Consider Onion River Co-op, City Market in Burlington, Vermont.  The board changed its bylaws in order to give the co-op more flexibility to use patronage funds for funding a grant program.  In 2011, they launched the Co-op Patronage Seedling Grants, wherein a co-op committee that included co-op members and staff selected five organizations seeking money to launch new initiatives supporting the local food system.  Members were sent checks for their patronage refunds (the law in Vermont) with an accompanying letter stating it could be cashed, put toward unpaid equity, donated to Hunger Free Vermont or used to fund the Seedling Grant program.  The response to all of the above was overwhelmingly positive.  Any unclaimed refunds after 90 days went to the grant program.

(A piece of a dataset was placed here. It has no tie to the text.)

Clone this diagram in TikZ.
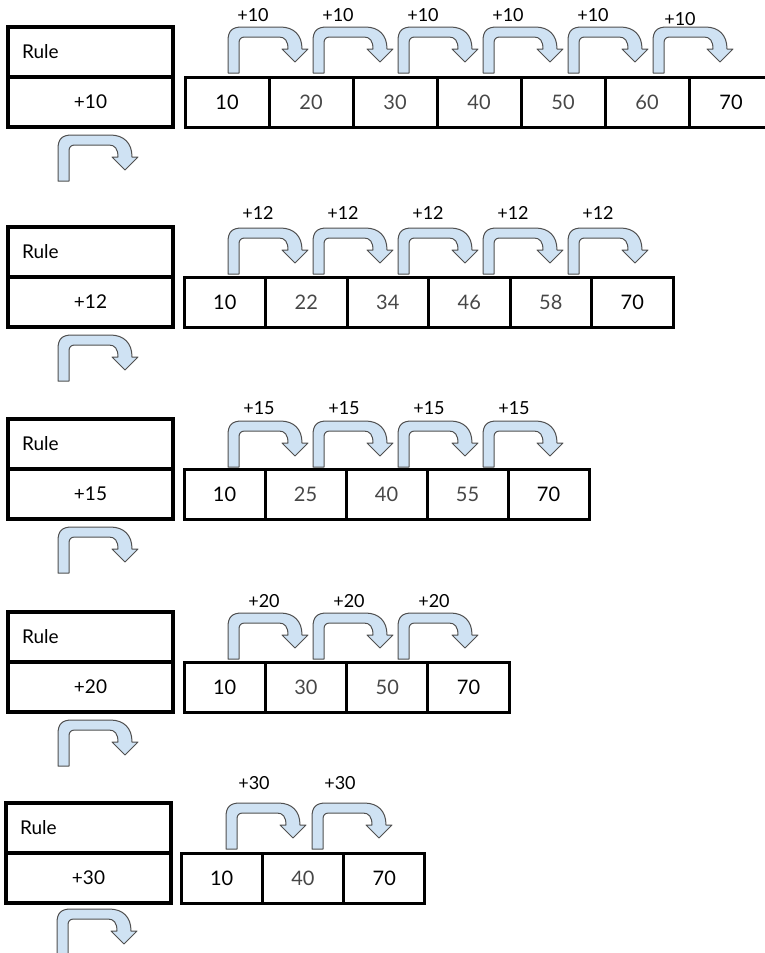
\documentclass[tikz,border=0pt]{standalone}
\usepackage{fontspec}
\setmainfont{Lato}
\definecolor{arrfill}{RGB}{207,226,243}
\definecolor{arrline}{RGB}{80,80,80}
\begin{document}
\begin{tikzpicture}[x=1pt,y=-1pt,
  ruletop/.style={draw,line width=3.2pt,minimum width=165pt,minimum height=50pt,inner ysep=0pt,inner xsep=14pt,text width=137pt,align=left,font=\fontsize{19}{21}\selectfont},
  rulebot/.style={draw,line width=3.2pt,minimum width=165pt,minimum height=50pt,inner sep=0pt,font=\fontsize{19}{21}\selectfont},
  cellbox/.style={draw,line width=3pt,minimum height=50pt,inner sep=0pt,font=\fontsize{20}{22}\selectfont},
  endnum/.style={text=black},
  midnum/.style={text=black!72},
  jumplabel/.style={font=\fontsize{18}{20}\selectfont,inner sep=0pt},
  jumpstyle/.style={fill=arrfill,draw=arrline,line width=1pt,line join=round},
  jump/.pic={\draw[jumpstyle] (0,46) -- (0,14) .. controls (0,4) and (4,0) .. (14,0) -- (52,0) .. controls (66,0) and (74,8) .. (74,22) -- (80,22) -- (67,35) -- (54,22) -- (60,22) .. controls (60,14) and (57,10) .. (51,10) -- (17,10) .. controls (13,10) and (11,12) .. (11,16) -- (11,46) -- cycle;}
]
\useasboundingbox (0,0) rectangle (765,953);

% ---------- Row 1 ----------
\def\T{27}
\node[ruletop] (rule1) at (90.5,\T+25) {Rule};
\node[rulebot] (rulev1) at (90.5,\T+75) {+10};
\foreach \v/\s [count=\i from 0] in {10/endnum,20/midnum,30/midnum,40/midnum,50/midnum,60/midnum,70/endnum}
  {\node[cellbox,\s,minimum width=84pt] (ca-\i) at ({185+84*\i+42},\T+75) {\v};}
\foreach \x in {228,313,398,483,568}
  {\pic at (\x,\T) {jump}; \node[jumplabel] (la-\x) at (\x+25,\T-12) {+10};}
\pic at (653,\T) {jump}; \node[jumplabel] (la-653) at (680,\T-8) {+10};
\pic at (58,\T+108) {jump};

% ---------- Row 2 ----------
\def\T{227}
\node[ruletop] (rule2) at (90.5,\T+25) {Rule};
\node[rulebot] (rulev2) at (90.5,\T+75) {+12};
\foreach \v/\s [count=\i from 0] in {10/endnum,22/midnum,34/midnum,46/midnum,58/midnum,70/endnum}
  {\node[cellbox,\s,minimum width=81.5pt] (cb-\i) at ({184+81.5*\i+40.75},\T+75) {\v};}
\foreach \x in {228,313,398,483,568}
  {\pic at (\x,\T+1) {jump}; \node[jumplabel] (lb-\x) at (\x+30,\T-14) {+12};}
\pic at (58,\T+108) {jump};

% ---------- Row 3 ----------
\def\T{419}
\node[ruletop] (rule3) at (90.5,\T+25) {Rule};
\node[rulebot] (rulev3) at (90.5,\T+75) {+15};
\foreach \v/\s [count=\i from 0] in {10/endnum,25/midnum,40/midnum,55/midnum,70/endnum}
  {\node[cellbox,\s,minimum width=81pt] (cc-\i) at ({184+81*\i+40.5},\T+75) {\v};}
\foreach \x in {228,313,398,483}
  {\pic at (\x,\T+2) {jump}; \node[jumplabel] (lc-\x) at (\x+31,\T-11) {+15};}
\pic at (58,\T+108) {jump};

% ---------- Row 4 ----------
\def\T{612}
\node[ruletop] (rule4) at (90.5,\T+25) {Rule};
\node[rulebot] (rulev4) at (90.5,\T+75) {+20};
\foreach \v/\s [count=\i from 0] in {10/endnum,30/midnum,50/midnum,70/endnum}
  {\node[cellbox,\s,minimum width=81.3pt] (cd-\i) at ({184+81.3*\i+40.65},\T+75) {\v};}
\foreach \x in {228,313,398}
  {\pic at (\x,\T+1) {jump}; \node[jumplabel] (ld-\x) at (\x+36,\T-11) {+20};}
\pic at (58,\T+108) {jump};

% ---------- Row 5 ----------
\def\T{803}
\node[ruletop] (rule5) at (88.5,\T+25) {Rule};
\node[rulebot] (rulev5) at (88.5,\T+75) {+30};
\foreach \v/\s [count=\i from 0] in {10/endnum,40/midnum,70/endnum}
  {\node[cellbox,\s,minimum width=81.3pt] (ce-\i) at ({181+81.3*\i+40.65},\T+75) {\v};}
\foreach \x in {226,312}
  {\pic at (\x,\T) {jump}; \node[jumplabel] (le-\x) at (\x+28,\T-20) {+30};}
\pic at (57,\T+106) {jump};
\end{tikzpicture}
\end{document}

“Our members are amazing.  They were super generous regarding this call to action from the co-op,” said Allison Weinhagen, Onion River’s director of community engagement, noting that their generosity resulted in $60,000 being donated to the Seedling Grant’s five recipients, and $7,000 to Hunger Free Vermont last year.  “People want to do more for the co-op and their community, and this is a very tangible way for them to do this,” she said.

As part of the grant program the co-op hosted an event with the recipients and the media.  “We got this incredible outpouring of passionate stories,” Weinhagen said, and people were thrilled to have the opportunity meet each other.  In the past, she noted, the co-op gave away lots of money, and the stories went untold and the connections unrealized, for everyone, including the co-op’s members.

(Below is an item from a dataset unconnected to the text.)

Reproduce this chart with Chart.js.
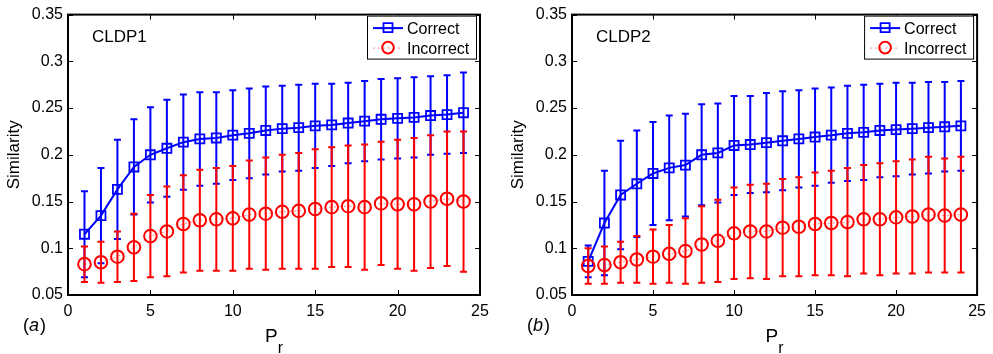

Weinhagen said that she has continually sought ways to invite more people into the co-op sphere, and help those who are there along the continuum of involvement.  She said she’s been greatly influenced by Marilyn Scholl’s Pyramid of Participation, wherein use (shopping) comprises the base of owner engagement, with the pinnacle being service.  “I’m always reminded that shopping is engagement, and that’s enough for some.  But there are other people who are ready for more or want to do more through the co-op.  Our patronage refund donation program is a tangible way for them to do that,” Weinhagen said.

At River Valley Market in Northampton, Mass., an eight-year-old startup, they found themselves in the unexpected position of having a surplus earlier than expected.  The board decided that any unclaimed patronage refunds would be donated to two co-op development organizations, Twin Pines’ Co-op Community Fund, and the Food Co-op Initiative, an organization that offers free services and resources to startup food co-ops.

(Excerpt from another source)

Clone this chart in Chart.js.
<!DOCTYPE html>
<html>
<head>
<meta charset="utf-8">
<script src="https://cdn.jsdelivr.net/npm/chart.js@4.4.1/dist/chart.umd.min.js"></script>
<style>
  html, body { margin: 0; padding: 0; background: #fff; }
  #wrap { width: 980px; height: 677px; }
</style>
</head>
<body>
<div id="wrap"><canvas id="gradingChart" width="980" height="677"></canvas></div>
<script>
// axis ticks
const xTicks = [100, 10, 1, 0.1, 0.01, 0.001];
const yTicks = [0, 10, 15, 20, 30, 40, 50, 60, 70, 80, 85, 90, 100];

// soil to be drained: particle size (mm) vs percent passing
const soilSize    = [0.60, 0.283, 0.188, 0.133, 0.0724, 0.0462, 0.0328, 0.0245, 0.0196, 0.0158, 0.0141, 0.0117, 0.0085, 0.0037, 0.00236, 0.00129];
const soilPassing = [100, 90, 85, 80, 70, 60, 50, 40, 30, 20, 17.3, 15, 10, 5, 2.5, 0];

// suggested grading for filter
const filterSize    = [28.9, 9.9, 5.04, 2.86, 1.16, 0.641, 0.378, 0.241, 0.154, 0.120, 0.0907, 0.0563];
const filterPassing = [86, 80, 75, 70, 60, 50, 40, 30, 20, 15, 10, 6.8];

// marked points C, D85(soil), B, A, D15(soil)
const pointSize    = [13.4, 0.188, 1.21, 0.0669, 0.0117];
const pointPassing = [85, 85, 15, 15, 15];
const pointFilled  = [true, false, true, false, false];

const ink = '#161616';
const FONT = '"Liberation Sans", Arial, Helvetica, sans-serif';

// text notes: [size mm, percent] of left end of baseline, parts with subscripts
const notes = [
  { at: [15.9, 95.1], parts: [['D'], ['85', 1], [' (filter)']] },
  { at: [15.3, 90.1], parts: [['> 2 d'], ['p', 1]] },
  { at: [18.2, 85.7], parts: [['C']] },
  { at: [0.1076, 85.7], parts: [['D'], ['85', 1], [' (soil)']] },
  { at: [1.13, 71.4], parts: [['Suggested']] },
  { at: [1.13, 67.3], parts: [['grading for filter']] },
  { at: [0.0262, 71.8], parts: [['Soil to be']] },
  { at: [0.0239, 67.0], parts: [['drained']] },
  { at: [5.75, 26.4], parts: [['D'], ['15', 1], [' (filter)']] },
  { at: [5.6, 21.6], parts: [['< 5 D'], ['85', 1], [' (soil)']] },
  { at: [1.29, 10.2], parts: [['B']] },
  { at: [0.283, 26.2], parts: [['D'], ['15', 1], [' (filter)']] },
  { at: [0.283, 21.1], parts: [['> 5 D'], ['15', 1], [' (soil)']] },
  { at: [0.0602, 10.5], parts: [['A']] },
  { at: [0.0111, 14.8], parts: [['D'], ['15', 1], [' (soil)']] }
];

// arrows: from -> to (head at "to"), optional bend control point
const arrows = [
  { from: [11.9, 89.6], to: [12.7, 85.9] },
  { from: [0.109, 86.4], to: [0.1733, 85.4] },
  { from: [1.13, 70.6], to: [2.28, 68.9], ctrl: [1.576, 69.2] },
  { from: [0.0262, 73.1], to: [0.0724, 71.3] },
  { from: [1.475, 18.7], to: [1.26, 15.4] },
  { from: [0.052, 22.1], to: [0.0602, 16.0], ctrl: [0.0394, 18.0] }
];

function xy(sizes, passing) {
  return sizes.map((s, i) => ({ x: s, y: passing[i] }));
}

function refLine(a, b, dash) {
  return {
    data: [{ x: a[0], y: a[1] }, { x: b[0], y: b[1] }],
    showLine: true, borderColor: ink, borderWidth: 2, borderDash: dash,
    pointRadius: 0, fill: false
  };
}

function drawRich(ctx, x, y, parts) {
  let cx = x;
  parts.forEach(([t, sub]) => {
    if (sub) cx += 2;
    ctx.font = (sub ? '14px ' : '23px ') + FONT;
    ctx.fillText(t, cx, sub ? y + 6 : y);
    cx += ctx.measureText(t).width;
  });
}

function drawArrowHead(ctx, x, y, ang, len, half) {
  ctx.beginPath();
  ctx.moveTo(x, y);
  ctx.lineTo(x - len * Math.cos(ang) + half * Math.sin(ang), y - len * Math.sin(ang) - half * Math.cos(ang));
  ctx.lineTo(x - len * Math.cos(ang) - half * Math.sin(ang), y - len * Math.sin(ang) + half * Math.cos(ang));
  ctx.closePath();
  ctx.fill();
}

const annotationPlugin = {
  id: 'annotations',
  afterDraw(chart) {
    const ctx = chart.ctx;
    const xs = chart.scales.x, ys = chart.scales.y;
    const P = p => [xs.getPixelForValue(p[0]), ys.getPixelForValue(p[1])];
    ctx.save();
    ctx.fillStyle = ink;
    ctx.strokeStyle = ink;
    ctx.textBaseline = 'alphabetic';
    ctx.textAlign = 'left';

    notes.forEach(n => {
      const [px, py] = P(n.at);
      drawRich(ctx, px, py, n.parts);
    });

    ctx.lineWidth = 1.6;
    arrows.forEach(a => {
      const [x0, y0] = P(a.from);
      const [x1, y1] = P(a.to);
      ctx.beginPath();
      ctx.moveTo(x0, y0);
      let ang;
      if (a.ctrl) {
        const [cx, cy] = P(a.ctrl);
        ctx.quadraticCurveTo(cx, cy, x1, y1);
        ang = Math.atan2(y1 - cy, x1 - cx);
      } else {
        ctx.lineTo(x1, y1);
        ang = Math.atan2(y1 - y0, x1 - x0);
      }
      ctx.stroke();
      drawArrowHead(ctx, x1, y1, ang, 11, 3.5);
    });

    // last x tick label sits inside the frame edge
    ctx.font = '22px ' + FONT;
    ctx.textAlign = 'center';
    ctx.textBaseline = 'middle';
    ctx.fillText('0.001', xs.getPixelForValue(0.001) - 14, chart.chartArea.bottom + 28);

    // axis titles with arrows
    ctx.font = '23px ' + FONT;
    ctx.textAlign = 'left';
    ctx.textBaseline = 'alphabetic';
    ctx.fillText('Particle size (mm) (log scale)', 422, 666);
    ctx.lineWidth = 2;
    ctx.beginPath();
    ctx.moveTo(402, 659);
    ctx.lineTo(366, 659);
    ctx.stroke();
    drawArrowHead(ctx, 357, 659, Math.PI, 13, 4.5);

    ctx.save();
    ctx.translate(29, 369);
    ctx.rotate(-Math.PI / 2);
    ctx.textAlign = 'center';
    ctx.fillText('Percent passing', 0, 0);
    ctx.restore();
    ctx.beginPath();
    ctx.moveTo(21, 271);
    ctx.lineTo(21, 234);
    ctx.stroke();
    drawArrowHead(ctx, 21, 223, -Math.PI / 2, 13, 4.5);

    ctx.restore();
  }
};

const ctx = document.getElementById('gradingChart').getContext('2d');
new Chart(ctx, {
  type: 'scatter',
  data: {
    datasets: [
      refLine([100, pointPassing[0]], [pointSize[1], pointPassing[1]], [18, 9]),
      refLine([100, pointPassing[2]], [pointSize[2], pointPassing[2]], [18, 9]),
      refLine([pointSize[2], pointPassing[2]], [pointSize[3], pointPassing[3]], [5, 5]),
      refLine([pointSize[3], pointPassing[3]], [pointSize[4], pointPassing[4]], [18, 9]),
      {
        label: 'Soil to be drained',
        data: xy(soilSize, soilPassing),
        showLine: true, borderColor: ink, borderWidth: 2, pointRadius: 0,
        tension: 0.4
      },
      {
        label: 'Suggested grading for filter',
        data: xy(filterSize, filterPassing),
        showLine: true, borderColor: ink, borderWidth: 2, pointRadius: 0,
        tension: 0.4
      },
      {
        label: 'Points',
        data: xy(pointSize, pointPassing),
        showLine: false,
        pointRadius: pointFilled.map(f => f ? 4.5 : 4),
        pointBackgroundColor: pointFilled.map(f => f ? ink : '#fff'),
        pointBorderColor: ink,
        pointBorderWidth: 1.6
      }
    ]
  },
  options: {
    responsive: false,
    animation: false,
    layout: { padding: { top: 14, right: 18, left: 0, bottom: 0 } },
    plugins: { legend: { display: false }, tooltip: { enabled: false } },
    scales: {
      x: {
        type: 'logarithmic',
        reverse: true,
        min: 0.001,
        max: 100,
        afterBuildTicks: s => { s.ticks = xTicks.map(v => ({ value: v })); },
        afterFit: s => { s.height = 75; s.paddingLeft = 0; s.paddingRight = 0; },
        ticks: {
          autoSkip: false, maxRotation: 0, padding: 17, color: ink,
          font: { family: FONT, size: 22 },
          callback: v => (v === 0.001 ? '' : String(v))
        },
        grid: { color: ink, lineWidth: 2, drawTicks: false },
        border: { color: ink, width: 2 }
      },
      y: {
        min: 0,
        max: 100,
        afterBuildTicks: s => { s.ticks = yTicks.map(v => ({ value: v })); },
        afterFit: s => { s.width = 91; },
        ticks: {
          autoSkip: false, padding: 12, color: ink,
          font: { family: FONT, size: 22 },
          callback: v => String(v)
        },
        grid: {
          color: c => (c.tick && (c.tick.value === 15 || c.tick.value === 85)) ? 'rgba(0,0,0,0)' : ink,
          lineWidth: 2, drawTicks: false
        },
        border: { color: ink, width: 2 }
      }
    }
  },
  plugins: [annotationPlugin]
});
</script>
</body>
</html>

Like the members at Onion River, River Valley Market’s owners are thrilled to support fellow startup co-ops.  “Members like it a lot,” said Rochelle Prunty, River Valley Market’s general manager of their rebate program.  “It’s a good opportunity to highlight those two organizations and the principle of cooperation among co-ops,” she said.  “We got so much help from them when we were starting up.  It’s our way of paying it forward.”

This year, the co-op was able to give $15,000 each to both organizations.  Stuart Reid, executive director of Food Co-op Initiative said patronage refunds monies being used this way is very compelling.  “I can’t think of a better way for co-ops to support co-op development.  It’s taking the idea to members one-to-one.  It’s really powerful.”